PROVIDED MATERIAL:
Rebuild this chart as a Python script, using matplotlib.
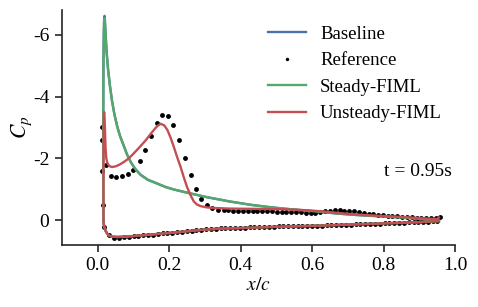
import matplotlib
matplotlib.use("Agg")
import matplotlib.pyplot as plt

plt.rcParams['font.family'] = ['Liberation Serif', 'DejaVu Serif']
plt.rcParams['mathtext.fontset'] = 'stix'
plt.rcParams['axes.unicode_minus'] = False

# ---------------- data ----------------
# lower surface (TE -> LE), shared shape for the model curves
lower_x = [0.955, 0.90, 0.80, 0.70, 0.60, 0.50, 0.40, 0.34, 0.28, 0.22, 0.18, 0.14,
           0.10, 0.075, 0.055, 0.041, 0.033, 0.027, 0.022, 0.019, 0.017, 0.016]
steady_lower_cp = [0.04, 0.07, 0.11, 0.15, 0.19, 0.22, 0.26, 0.28, 0.33, 0.40, 0.44, 0.48,
                   0.52, 0.54, 0.55, 0.54, 0.51, 0.45, 0.35, 0.25, 0.15, 0.02]
unsteady_lower_cp = [0.03, 0.07, 0.11, 0.15, 0.19, 0.22, 0.26, 0.28, 0.33, 0.40, 0.44, 0.48,
                     0.52, 0.54, 0.55, 0.54, 0.51, 0.45, 0.35, 0.25, 0.15, 0.02]

# upper surface (LE -> TE)
steady_upper_x = [0.0155, 0.0155, 0.016, 0.017, 0.018, 0.019, 0.020, 0.022, 0.025, 0.029,
                  0.034, 0.040, 0.047, 0.055, 0.063, 0.072, 0.082, 0.093, 0.105, 0.12,
                  0.14, 0.167, 0.19, 0.213, 0.26, 0.306, 0.37, 0.43, 0.48, 0.52, 0.60,
                  0.67, 0.74, 0.81, 0.88, 0.955]
steady_upper_cp = [-1.0, -3.5, -5.0, -6.0, -6.45, -6.55, -6.45, -6.0, -5.4, -4.85,
                   -4.35, -3.85, -3.4, -3.0, -2.7, -2.43, -2.12, -1.86, -1.65, -1.46,
                   -1.30, -1.18, -1.07, -0.99, -0.86, -0.74, -0.60, -0.49, -0.42, -0.37, -0.29,
                   -0.21, -0.15, -0.11, -0.06, 0.02]
baseline_upper_cp = [-1.0, -3.5, -5.1, -6.1, -6.55, -6.62, -6.5, -6.05, -5.45, -4.9,
                     -4.38, -3.87, -3.42, -3.02, -2.71, -2.44, -2.13, -1.87, -1.66, -1.47,
                     -1.31, -1.18, -1.07, -0.99, -0.86, -0.74, -0.60, -0.49, -0.42, -0.37, -0.29,
                     -0.21, -0.15, -0.11, -0.06, 0.02]

unsteady_upper_x = [0.016, 0.016, 0.0165, 0.017, 0.018, 0.019, 0.020, 0.022, 0.024, 0.027,
                    0.031, 0.036, 0.041, 0.05, 0.06, 0.073, 0.087, 0.10, 0.117, 0.134,
                    0.15, 0.16, 0.167, 0.176, 0.186, 0.195, 0.204, 0.213, 0.222, 0.232,
                    0.241, 0.25, 0.26, 0.269, 0.278, 0.288, 0.305, 0.325, 0.37, 0.45,
                    0.52, 0.58, 0.63, 0.67, 0.72, 0.78, 0.85, 0.92, 0.95, 0.955]
unsteady_upper_cp = [-0.5, -2.0, -3.0, -3.4, -3.5, -3.35, -3.0, -2.3, -2.0, -1.85,
                     -1.77, -1.73, -1.72, -1.74, -1.79, -1.88, -2.0, -2.15, -2.36, -2.58,
                     -2.82, -2.96, -3.05, -3.12, -3.07, -2.92, -2.67, -2.37, -2.05, -1.72,
                     -1.38, -1.07, -0.80, -0.60, -0.50, -0.45, -0.41, -0.39, -0.37, -0.36,
                     -0.35, -0.32, -0.28, -0.23, -0.18, -0.14, -0.10, -0.05, -0.03, -0.08]

# reference data (dots)
ref_upper_x = [0.013, 0.013, 0.013, 0.014, 0.024, 0.036, 0.052, 0.067, 0.084, 0.100, 0.117,
               0.133, 0.149, 0.165, 0.181, 0.196, 0.212, 0.228, 0.245, 0.260, 0.276,
               0.290, 0.306, 0.321, 0.337, 0.353, 0.366, 0.380, 0.393, 0.407, 0.420,
               0.434, 0.447, 0.461, 0.474, 0.488, 0.501, 0.515, 0.528, 0.542, 0.555,
               0.569, 0.582, 0.596, 0.609, 0.623, 0.636, 0.650, 0.663, 0.677, 0.690,
               0.704, 0.717, 0.731, 0.744, 0.758, 0.771, 0.785, 0.798, 0.812, 0.825,
               0.839, 0.852, 0.866, 0.879, 0.893, 0.906, 0.920, 0.933, 0.947, 0.958]
ref_upper_cp = [-3.0, -2.6, -1.58, -0.48, -1.77, -1.42, -1.40, -1.42, -1.49, -1.63, -1.90,
                -2.28, -2.74, -3.16, -3.40, -3.36, -3.09, -2.58, -2.00, -1.45, -1.00,
                -0.68, -0.48, -0.38, -0.32, -0.31, -0.31, -0.30, -0.30, -0.30, -0.29,
                -0.29, -0.29, -0.28, -0.28, -0.28, -0.27, -0.27, -0.26, -0.26, -0.25,
                -0.25, -0.24, -0.23, -0.22, -0.25, -0.28, -0.30, -0.31, -0.31, -0.30,
                -0.29, -0.28, -0.26, -0.24, -0.21, -0.19, -0.17, -0.16, -0.14, -0.13,
                -0.12, -0.11, -0.10, -0.09, -0.08, -0.07, -0.06, -0.06, -0.05, -0.11]
ref_lower_x = [0.018, 0.032, 0.046, 0.060, 0.074, 0.087, 0.101, 0.114, 0.128, 0.141, 0.155,
               0.168, 0.182, 0.195, 0.209, 0.222, 0.236, 0.249, 0.263, 0.276, 0.290,
               0.303, 0.317, 0.330, 0.344, 0.357, 0.371, 0.384, 0.398, 0.411, 0.425,
               0.438, 0.452, 0.465, 0.479, 0.492, 0.506, 0.519, 0.533, 0.546, 0.560,
               0.573, 0.587, 0.600, 0.614, 0.627, 0.641, 0.654, 0.668, 0.681, 0.695,
               0.708, 0.722, 0.735, 0.749, 0.762, 0.776, 0.789, 0.803, 0.816, 0.830,
               0.843, 0.857, 0.870, 0.884, 0.897, 0.911, 0.924, 0.938, 0.951]
ref_lower_cp = [0.22, 0.50, 0.57, 0.57, 0.56, 0.55, 0.53, 0.52, 0.50, 0.48, 0.47,
                0.45, 0.43, 0.42, 0.41, 0.39, 0.38, 0.36, 0.35, 0.33, 0.32,
                0.30, 0.29, 0.28, 0.27, 0.27, 0.26, 0.26, 0.25, 0.25, 0.24,
                0.24, 0.23, 0.23, 0.22, 0.22, 0.21, 0.21, 0.21, 0.20, 0.20,
                0.19, 0.19, 0.18, 0.18, 0.18, 0.17, 0.17, 0.16, 0.16, 0.15,
                0.15, 0.14, 0.14, 0.13, 0.13, 0.12, 0.12, 0.11, 0.11, 0.10,
                0.10, 0.09, 0.08, 0.08, 0.07, 0.06, 0.05, 0.04, 0.03]

x_ticks = [0.0, 0.2, 0.4, 0.6, 0.8, 1.0]
y_ticks = [-6, -4, -2, 0]
time_label = "t = 0.95s"

colors = {"Baseline": "#4C72B0", "Steady-FIML": "#55A868", "Unsteady-FIML": "#C44E52"}

# ---------------- plot ----------------
fig = plt.figure(figsize=(4.78, 3.07), dpi=100)
ax = fig.add_axes([62 / 478, 1 - 245 / 307, 393 / 478, 235 / 307])

ax.plot(lower_x + steady_upper_x, steady_lower_cp + baseline_upper_cp,
        color=colors["Baseline"], lw=1.7, label="Baseline")
ax.plot(ref_upper_x + ref_lower_x, ref_upper_cp + ref_lower_cp, 'o', color='black',
        ms=3.5, mew=0, label="Reference")
ax.plot(lower_x + steady_upper_x, steady_lower_cp + steady_upper_cp,
        color=colors["Steady-FIML"], lw=1.7, label="Steady-FIML")
ax.plot(lower_x + unsteady_upper_x, unsteady_lower_cp + unsteady_upper_cp,
        color=colors["Unsteady-FIML"], lw=1.7, label="Unsteady-FIML")

ax.set_xlim(-0.1, 1.0)
ax.set_ylim(0.81, -6.81)
ax.set_xticks(x_ticks)
ax.set_xticklabels([f"{v:.1f}" for v in x_ticks])
ax.set_yticks(y_ticks)
ax.set_yticklabels([str(v) for v in y_ticks])

for s in ("top", "right"):
    ax.spines[s].set_visible(False)
for s in ("left", "bottom"):
    ax.spines[s].set_linewidth(1.2)
    ax.spines[s].set_color("#262626")
ax.tick_params(direction='out', length=5, width=1.2, color="#262626",
               labelsize=14, labelcolor='black', pad=4)

ax.set_xlabel(r"$x/c$", fontsize=14, labelpad=2)
ax.set_ylabel(r"$C_p$", fontsize=15.5, labelpad=-1)

ax.text(0.99, -1.58, time_label, fontsize=14, ha='right', va='center')

leg = ax.legend(loc='upper left', bbox_to_anchor=(0.504, 0.965), borderaxespad=0,
                frameon=False, fontsize=13.5, handlelength=2.05, handletextpad=0.75,
                labelspacing=0.5, markerscale=0.7)

fig.savefig("out.png", dpi=100)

SHORT PROBLEM: Repeat the listing above exactly from its first line to the line containing "plt.rcParams['axes.unicode_minus'] = False", both included, and omit the pictures.

SOLUTION TO THIS PROBLEM:
Rebuild this chart as a Python script, using matplotlib.
import matplotlib
matplotlib.use("Agg")
import matplotlib.pyplot as plt

plt.rcParams['font.family'] = ['Liberation Serif', 'DejaVu Serif']
plt.rcParams['mathtext.fontset'] = 'stix'
plt.rcParams['axes.unicode_minus'] = False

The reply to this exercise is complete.